**WORK TO COMPLETE**
Quote each line of the material verbatim, without the pictures.
:: DATA BLOCK
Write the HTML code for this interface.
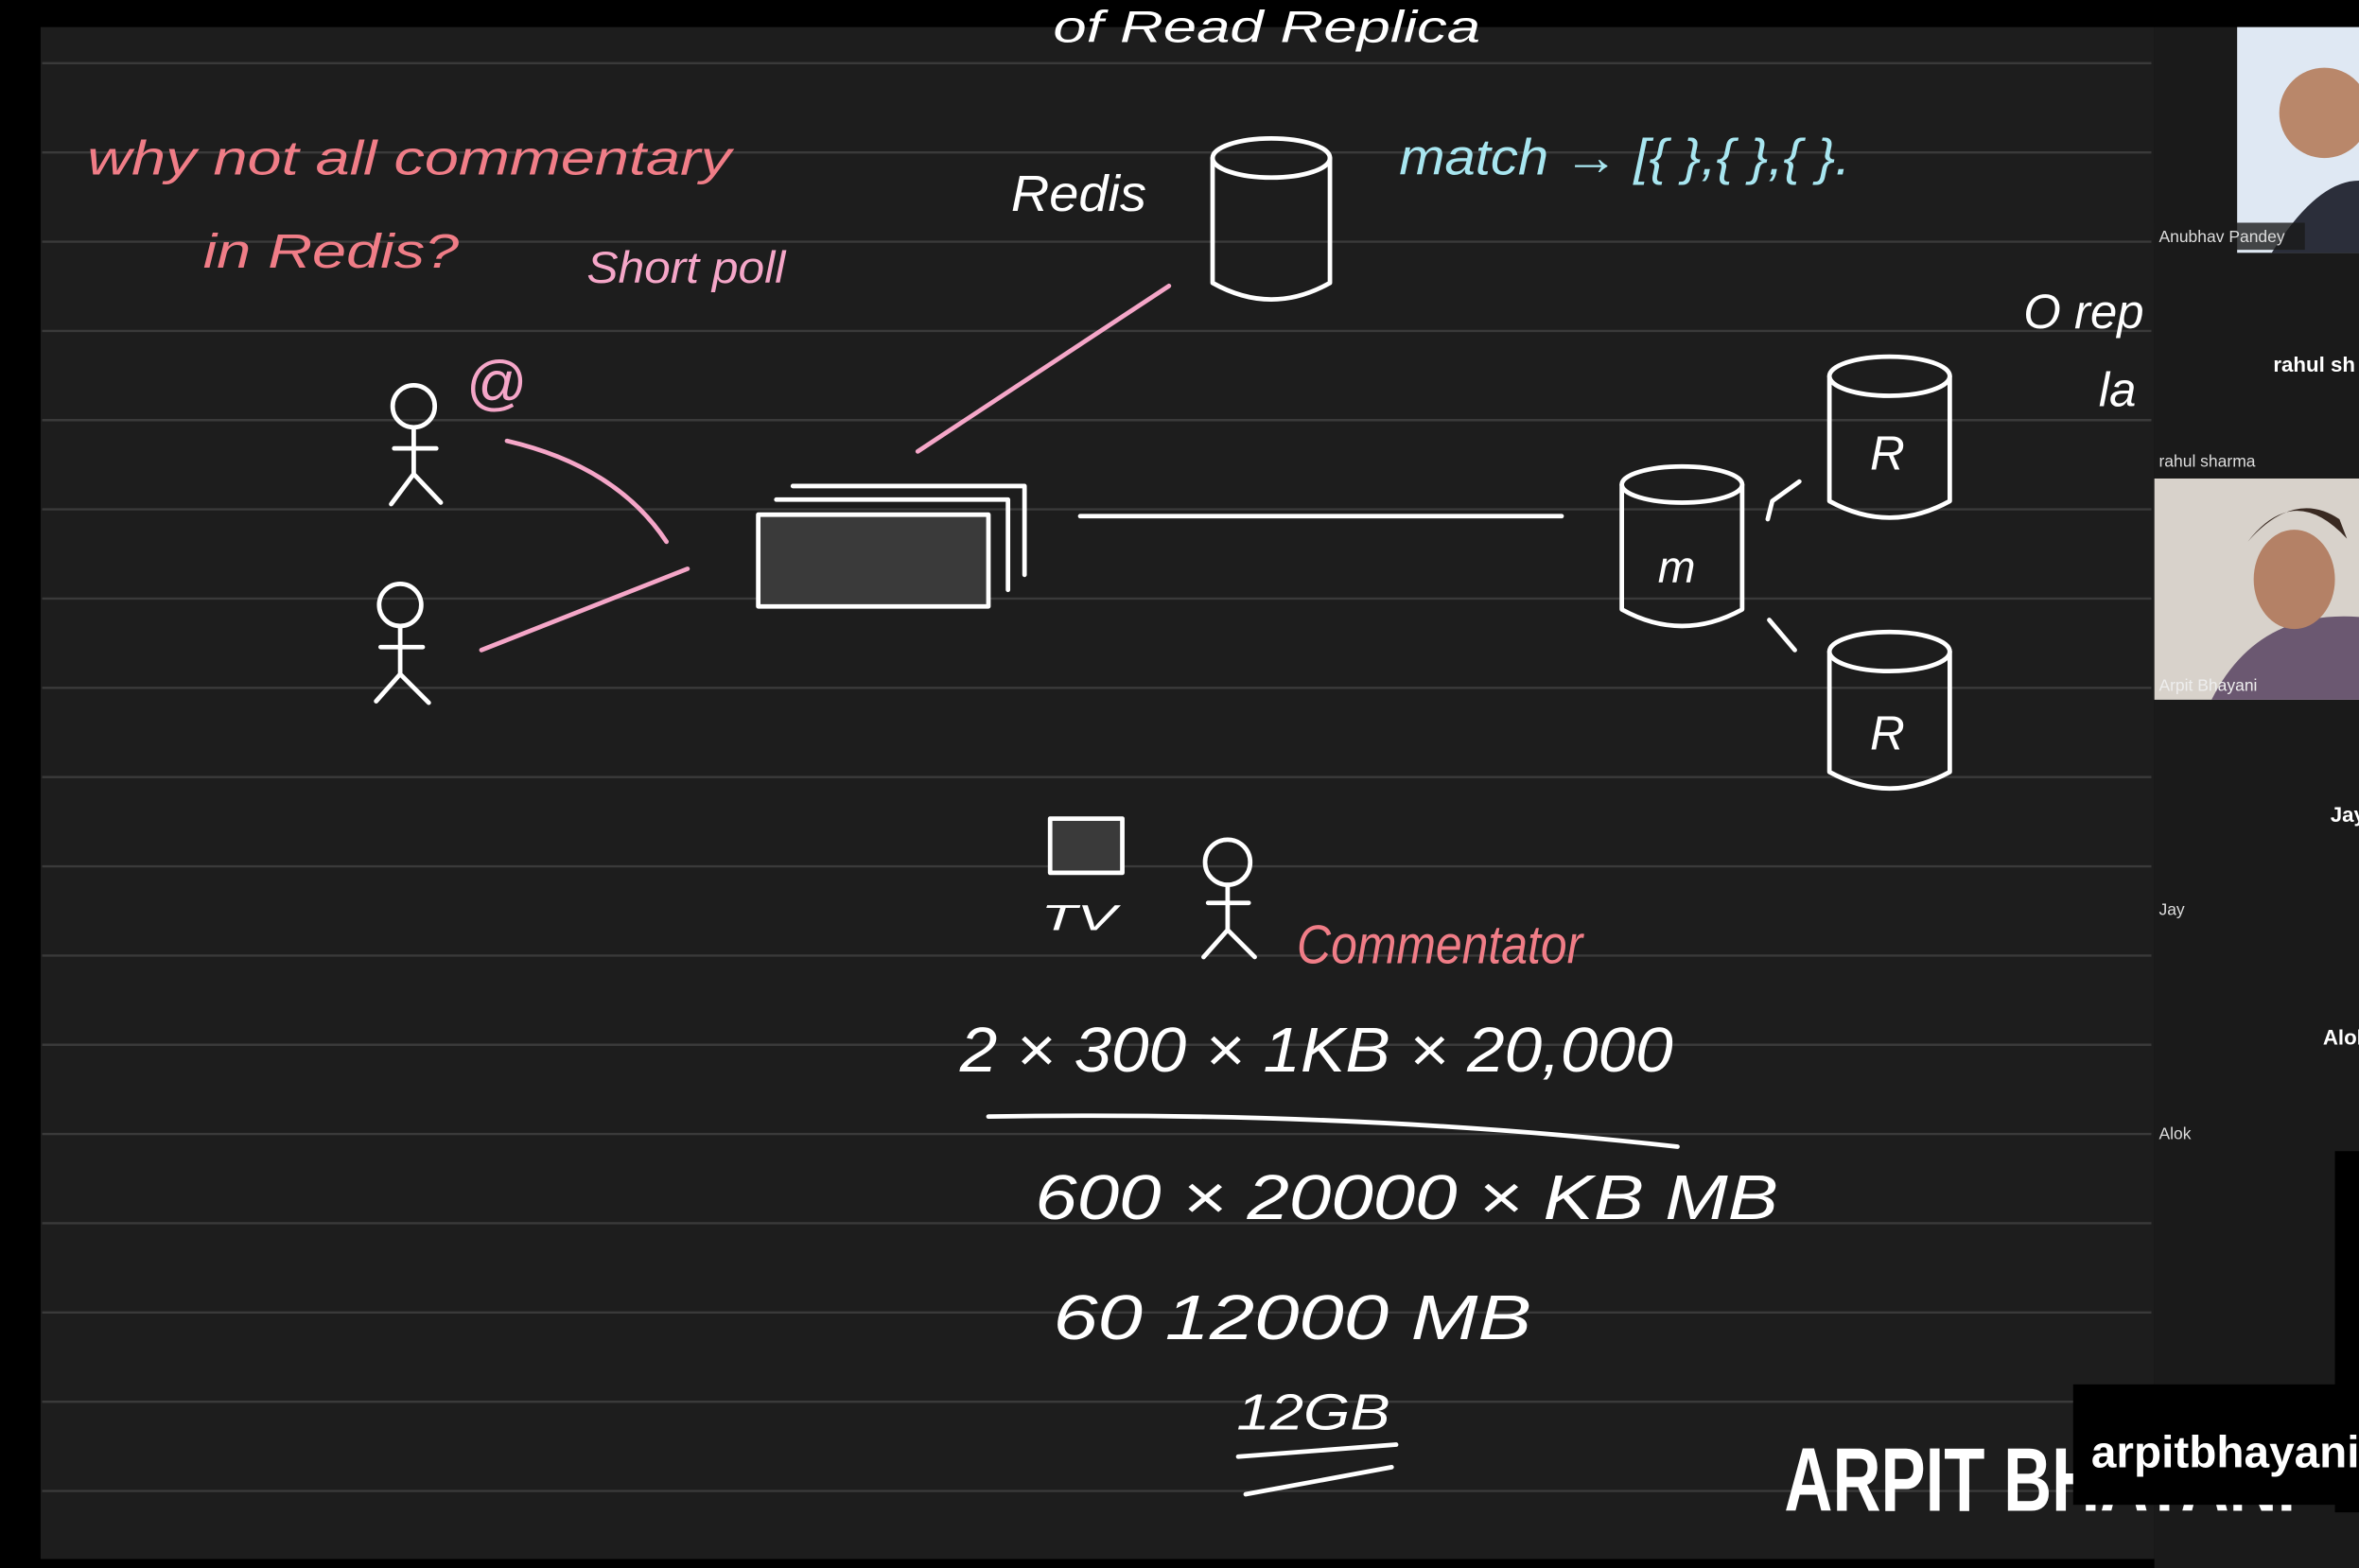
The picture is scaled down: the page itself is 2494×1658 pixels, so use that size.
<!DOCTYPE html>
<html><head><meta charset="utf-8"><style>
html,body{margin:0;padding:0;background:#000;}
svg{display:block;}
text{font-family:"Liberation Sans",sans-serif;}
</style></head><body>
<svg width="2494" height="1658" viewBox="0 0 1568 1042" preserveAspectRatio="none" xmlns="http://www.w3.org/2000/svg">
<rect width="1568" height="1042" fill="#000"/>
<rect x="27" y="18" width="1405" height="1018" fill="#1d1d1d"/>
<g id="rules" stroke="#3a3a3a" stroke-width="1.5"></g>
<script>
var g=document.getElementById('rules');
for(var y=42;y<1000;y+=59.3){var l=document.createElementNS('http://www.w3.org/2000/svg','line');


l.setAttribute('x1',28);l.setAttribute('x2',1430);l.setAttribute('y1',y);l.setAttribute('y2',y);g.appendChild(l);}
</script>
<g fill="none" stroke-linecap="round" stroke-linejoin="round">
<text x="58" y="116" fill="#f07d87" font-size="32" font-style="italic" font-family="Liberation Serif" textLength="428" lengthAdjust="spacingAndGlyphs">why not all commentary</text>
<text x="135" y="178" fill="#f07d87" font-size="32" font-style="italic" font-family="Liberation Serif" textLength="170" lengthAdjust="spacingAndGlyphs">in Redis?</text>
<text x="390" y="188" fill="#f5a6c8" font-size="30" font-style="italic" font-family="Liberation Serif" textLength="132" lengthAdjust="spacingAndGlyphs">Short poll</text>
<text x="310" y="268" fill="#f5a6c8" font-size="40">@</text>
<text x="700" y="28" fill="#fff" font-size="30" font-family="Liberation Serif" font-style="italic" textLength="284" lengthAdjust="spacingAndGlyphs">of Read Replica</text>
<text x="672" y="140" fill="#fff" font-size="34" font-family="Liberation Serif" font-style="italic" textLength="90" lengthAdjust="spacingAndGlyphs">Redis</text>
<text x="930" y="116" fill="#a8e6f0" font-size="34" font-family="Liberation Serif" font-style="italic" textLength="300" lengthAdjust="spacingAndGlyphs">match → [{  },{  },{  }.</text>
<text x="1345" y="218" fill="#fff" font-size="32" font-style="italic" font-family="Liberation Serif">O rep</text>
<text x="1395" y="270" fill="#fff" font-size="32" font-style="italic" font-family="Liberation Serif">la</text>
<g stroke="#fff" stroke-width="3">
<ellipse cx="845" cy="105" rx="39" ry="13"/><path d="M806 105 V188 Q845 210 884 188 V105"/></g>
<line x1="610" y1="300" x2="777" y2="190" stroke="#f5a6c8" stroke-width="3"/>
<g stroke="#fff" stroke-width="3"><circle cx="275" cy="270" r="14"/><path d="M275 284 V315 M262 298 H290 M275 315 L260 335 M275 315 L293 334"/></g>
<g stroke="#fff" stroke-width="3"><circle cx="266" cy="402" r="14"/><path d="M266 416 V448 M253 430 H281 M266 448 L250 466 M266 448 L285 467"/></g>
<path d="M337 293 Q410 310 443 360" stroke="#f5a6c8" stroke-width="3"/>
<line x1="320" y1="432" x2="457" y2="378" stroke="#f5a6c8" stroke-width="3"/>
<g stroke="#fff" stroke-width="3">
<path d="M527 323 H681 V382"/><path d="M516 332 H670 V392"/>
<rect x="504" y="342" width="153" height="61" fill="#3a3a3a"/></g>
<line x1="718" y1="343" x2="1038" y2="343" stroke="#fff" stroke-width="3"/>
<g stroke="#fff" stroke-width="3">
<ellipse cx="1118" cy="322" rx="40" ry="12"/><path d="M1078 322 V405 Q1118 427 1158 405 V322"/></g>
<text x="1102" y="387" fill="#fff" font-size="30" font-style="italic" font-family="Liberation Serif">m</text>
<g stroke="#fff" stroke-width="3">
<ellipse cx="1256" cy="250" rx="40" ry="13"/><path d="M1216 250 V333 Q1256 355 1296 333 V250"/></g>
<text x="1243" y="312" fill="#fff" font-size="32" font-style="italic" font-family="Liberation Serif">R</text>
<g stroke="#fff" stroke-width="3">
<ellipse cx="1256" cy="433" rx="40" ry="13"/><path d="M1216 433 V513 Q1256 535 1296 513 V433"/></g>
<text x="1243" y="498" fill="#fff" font-size="32" font-style="italic" font-family="Liberation Serif">R</text>
<path d="M1175 345 L1178 333 L1196 320 M1176 412 L1193 432" stroke="#fff" stroke-width="3"/>
<rect x="698" y="544" width="48" height="36" stroke="#fff" stroke-width="3" fill="#3a3a3a"/>
<text x="692" y="618" fill="#fff" font-size="24" font-style="italic" textLength="50" lengthAdjust="spacingAndGlyphs">TV</text>
<g stroke="#fff" stroke-width="3"><circle cx="816" cy="573" r="15"/><path d="M816 588 V618 M803 600 H830 M816 618 L800 636 M816 618 L834 636"/></g>
<text x="862" y="640" fill="#f07d87" font-size="36" font-style="italic" font-family="Liberation Serif" textLength="190" lengthAdjust="spacingAndGlyphs">Commentator</text>
<text x="638" y="712" fill="#fff" font-size="42" font-family="Liberation Serif" font-style="italic" textLength="474" lengthAdjust="spacingAndGlyphs">2 × 300 × 1KB × 20,000</text>
<path d="M657 742 Q900 738 1115 762" stroke="#fff" stroke-width="3"/>
<text x="688" y="810" fill="#fff" font-size="42" font-family="Liberation Serif" font-style="italic" textLength="494" lengthAdjust="spacingAndGlyphs">600 × 20000 × KB MB</text>
<text x="700" y="890" fill="#fff" font-size="42" font-family="Liberation Serif" font-style="italic" textLength="318" lengthAdjust="spacingAndGlyphs">60  12000 MB</text>
<text x="822" y="950" fill="#fff" font-size="34" font-family="Liberation Serif" font-style="italic" textLength="102" lengthAdjust="spacingAndGlyphs">12GB</text>
<path d="M823 968 L928 960 M828 993 L925 975" stroke="#fff" stroke-width="3"/>
</g>
<rect x="1432" y="18" width="136" height="1024" fill="#1a1a1a"/>
<rect x="1487" y="18" width="81" height="150" fill="#dfe8f3"/>
<circle cx="1545" cy="75" r="30" fill="#b9876a"/><path d="M1510 168 Q1540 120 1568 120 V168Z" fill="#2b2e3a"/>
<rect x="1432" y="148" width="100" height="18" fill="#1a1a1a" opacity="0.8"/>
<text x="1435" y="161" fill="#ddd" font-size="11">Anubhav Pandey</text>
<text x="1511" y="247" fill="#fff" font-size="14" font-weight="bold">rahul sh</text>
<text x="1435" y="310" fill="#ddd" font-size="11">rahul sharma</text>
<rect x="1432" y="318" width="136" height="147" fill="#d8d2cb"/>
<path d="M1470 465 Q1500 405 1568 410 V465Z" fill="#6b5871"/><ellipse cx="1525" cy="385" rx="27" ry="33" fill="#b48166"/><path d="M1494 360 Q1525 320 1560 358 L1555 345 Q1525 325 1494 360Z" fill="#3a2a22"/>
<text x="1435" y="459" fill="#eee" font-size="11">Arpit Bhayani</text>
<text x="1549" y="546" fill="#fff" font-size="14" font-weight="bold">Jay</text>
<text x="1435" y="608" fill="#ddd" font-size="11">Jay</text>
<text x="1544" y="694" fill="#fff" font-size="14" font-weight="bold">Alok</text>
<text x="1435" y="757" fill="#ddd" font-size="11">Alok</text>
<rect x="1552" y="765" width="16" height="240" fill="#000"/>
<text x="1186" y="1004" fill="#fff" font-size="60" font-weight="bold" textLength="340" lengthAdjust="spacingAndGlyphs">ARPIT BHAYANI</text>
<rect x="1378" y="920" width="190" height="80" fill="#000"/>
<text x="1390" y="975" fill="#fff" font-size="30" font-weight="bold">arpitbhayani</text>
</svg>
</body></html>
::::
**ANSWER TO THIS PROBLEM**
Write the HTML code for this interface.
The picture is scaled down: the page itself is 2494×1658 pixels, so use that size.
<!DOCTYPE html>
<html><head><meta charset="utf-8"><style>
html,body{margin:0;padding:0;background:#000;}
svg{display:block;}
text{font-family:"Liberation Sans",sans-serif;}
</style></head><body>
<svg width="2494" height="1658" viewBox="0 0 1568 1042" preserveAspectRatio="none" xmlns="http://www.w3.org/2000/svg">
<rect width="1568" height="1042" fill="#000"/>
<rect x="27" y="18" width="1405" height="1018" fill="#1d1d1d"/>
<g id="rules" stroke="#3a3a3a" stroke-width="1.5"></g>
<script>
var g=document.getElementById('rules');
for(var y=42;y<1000;y+=59.3){var l=document.createElementNS('http://www.w3.org/2000/svg','line');


l.setAttribute('x1',28);l.setAttribute('x2',1430);l.setAttribute('y1',y);l.setAttribute('y2',y);g.appendChild(l);}
</script>
<g fill="none" stroke-linecap="round" stroke-linejoin="round">
<text x="58" y="116" fill="#f07d87" font-size="32" font-style="italic" font-family="Liberation Serif" textLength="428" lengthAdjust="spacingAndGlyphs">why not all commentary</text>
<text x="135" y="178" fill="#f07d87" font-size="32" font-style="italic" font-family="Liberation Serif" textLength="170" lengthAdjust="spacingAndGlyphs">in Redis?</text>
<text x="390" y="188" fill="#f5a6c8" font-size="30" font-style="italic" font-family="Liberation Serif" textLength="132" lengthAdjust="spacingAndGlyphs">Short poll</text>
<text x="310" y="268" fill="#f5a6c8" font-size="40">@</text>
<text x="700" y="28" fill="#fff" font-size="30" font-family="Liberation Serif" font-style="italic" textLength="284" lengthAdjust="spacingAndGlyphs">of Read Replica</text>
<text x="672" y="140" fill="#fff" font-size="34" font-family="Liberation Serif" font-style="italic" textLength="90" lengthAdjust="spacingAndGlyphs">Redis</text>
<text x="930" y="116" fill="#a8e6f0" font-size="34" font-family="Liberation Serif" font-style="italic" textLength="300" lengthAdjust="spacingAndGlyphs">match → [{  },{  },{  }.</text>
<text x="1345" y="218" fill="#fff" font-size="32" font-style="italic" font-family="Liberation Serif">O rep</text>
<text x="1395" y="270" fill="#fff" font-size="32" font-style="italic" font-family="Liberation Serif">la</text>
<g stroke="#fff" stroke-width="3">
<ellipse cx="845" cy="105" rx="39" ry="13"/><path d="M806 105 V188 Q845 210 884 188 V105"/></g>
<line x1="610" y1="300" x2="777" y2="190" stroke="#f5a6c8" stroke-width="3"/>
<g stroke="#fff" stroke-width="3"><circle cx="275" cy="270" r="14"/><path d="M275 284 V315 M262 298 H290 M275 315 L260 335 M275 315 L293 334"/></g>
<g stroke="#fff" stroke-width="3"><circle cx="266" cy="402" r="14"/><path d="M266 416 V448 M253 430 H281 M266 448 L250 466 M266 448 L285 467"/></g>
<path d="M337 293 Q410 310 443 360" stroke="#f5a6c8" stroke-width="3"/>
<line x1="320" y1="432" x2="457" y2="378" stroke="#f5a6c8" stroke-width="3"/>
<g stroke="#fff" stroke-width="3">
<path d="M527 323 H681 V382"/><path d="M516 332 H670 V392"/>
<rect x="504" y="342" width="153" height="61" fill="#3a3a3a"/></g>
<line x1="718" y1="343" x2="1038" y2="343" stroke="#fff" stroke-width="3"/>
<g stroke="#fff" stroke-width="3">
<ellipse cx="1118" cy="322" rx="40" ry="12"/><path d="M1078 322 V405 Q1118 427 1158 405 V322"/></g>
<text x="1102" y="387" fill="#fff" font-size="30" font-style="italic" font-family="Liberation Serif">m</text>
<g stroke="#fff" stroke-width="3">
<ellipse cx="1256" cy="250" rx="40" ry="13"/><path d="M1216 250 V333 Q1256 355 1296 333 V250"/></g>
<text x="1243" y="312" fill="#fff" font-size="32" font-style="italic" font-family="Liberation Serif">R</text>
<g stroke="#fff" stroke-width="3">
<ellipse cx="1256" cy="433" rx="40" ry="13"/><path d="M1216 433 V513 Q1256 535 1296 513 V433"/></g>
<text x="1243" y="498" fill="#fff" font-size="32" font-style="italic" font-family="Liberation Serif">R</text>
<path d="M1175 345 L1178 333 L1196 320 M1176 412 L1193 432" stroke="#fff" stroke-width="3"/>
<rect x="698" y="544" width="48" height="36" stroke="#fff" stroke-width="3" fill="#3a3a3a"/>
<text x="692" y="618" fill="#fff" font-size="24" font-style="italic" textLength="50" lengthAdjust="spacingAndGlyphs">TV</text>
<g stroke="#fff" stroke-width="3"><circle cx="816" cy="573" r="15"/><path d="M816 588 V618 M803 600 H830 M816 618 L800 636 M816 618 L834 636"/></g>
<text x="862" y="640" fill="#f07d87" font-size="36" font-style="italic" font-family="Liberation Serif" textLength="190" lengthAdjust="spacingAndGlyphs">Commentator</text>
<text x="638" y="712" fill="#fff" font-size="42" font-family="Liberation Serif" font-style="italic" textLength="474" lengthAdjust="spacingAndGlyphs">2 × 300 × 1KB × 20,000</text>
<path d="M657 742 Q900 738 1115 762" stroke="#fff" stroke-width="3"/>
<text x="688" y="810" fill="#fff" font-size="42" font-family="Liberation Serif" font-style="italic" textLength="494" lengthAdjust="spacingAndGlyphs">600 × 20000 × KB MB</text>
<text x="700" y="890" fill="#fff" font-size="42" font-family="Liberation Serif" font-style="italic" textLength="318" lengthAdjust="spacingAndGlyphs">60  12000 MB</text>
<text x="822" y="950" fill="#fff" font-size="34" font-family="Liberation Serif" font-style="italic" textLength="102" lengthAdjust="spacingAndGlyphs">12GB</text>
<path d="M823 968 L928 960 M828 993 L925 975" stroke="#fff" stroke-width="3"/>
</g>
<rect x="1432" y="18" width="136" height="1024" fill="#1a1a1a"/>
<rect x="1487" y="18" width="81" height="150" fill="#dfe8f3"/>
<circle cx="1545" cy="75" r="30" fill="#b9876a"/><path d="M1510 168 Q1540 120 1568 120 V168Z" fill="#2b2e3a"/>
<rect x="1432" y="148" width="100" height="18" fill="#1a1a1a" opacity="0.8"/>
<text x="1435" y="161" fill="#ddd" font-size="11">Anubhav Pandey</text>
<text x="1511" y="247" fill="#fff" font-size="14" font-weight="bold">rahul sh</text>
<text x="1435" y="310" fill="#ddd" font-size="11">rahul sharma</text>
<rect x="1432" y="318" width="136" height="147" fill="#d8d2cb"/>
<path d="M1470 465 Q1500 405 1568 410 V465Z" fill="#6b5871"/><ellipse cx="1525" cy="385" rx="27" ry="33" fill="#b48166"/><path d="M1494 360 Q1525 320 1560 358 L1555 345 Q1525 325 1494 360Z" fill="#3a2a22"/>
<text x="1435" y="459" fill="#eee" font-size="11">Arpit Bhayani</text>
<text x="1549" y="546" fill="#fff" font-size="14" font-weight="bold">Jay</text>
<text x="1435" y="608" fill="#ddd" font-size="11">Jay</text>
<text x="1544" y="694" fill="#fff" font-size="14" font-weight="bold">Alok</text>
<text x="1435" y="757" fill="#ddd" font-size="11">Alok</text>
<rect x="1552" y="765" width="16" height="240" fill="#000"/>
<text x="1186" y="1004" fill="#fff" font-size="60" font-weight="bold" textLength="340" lengthAdjust="spacingAndGlyphs">ARPIT BHAYANI</text>
<rect x="1378" y="920" width="190" height="80" fill="#000"/>
<text x="1390" y="975" fill="#fff" font-size="30" font-weight="bold">arpitbhayani</text>
</svg>
</body></html>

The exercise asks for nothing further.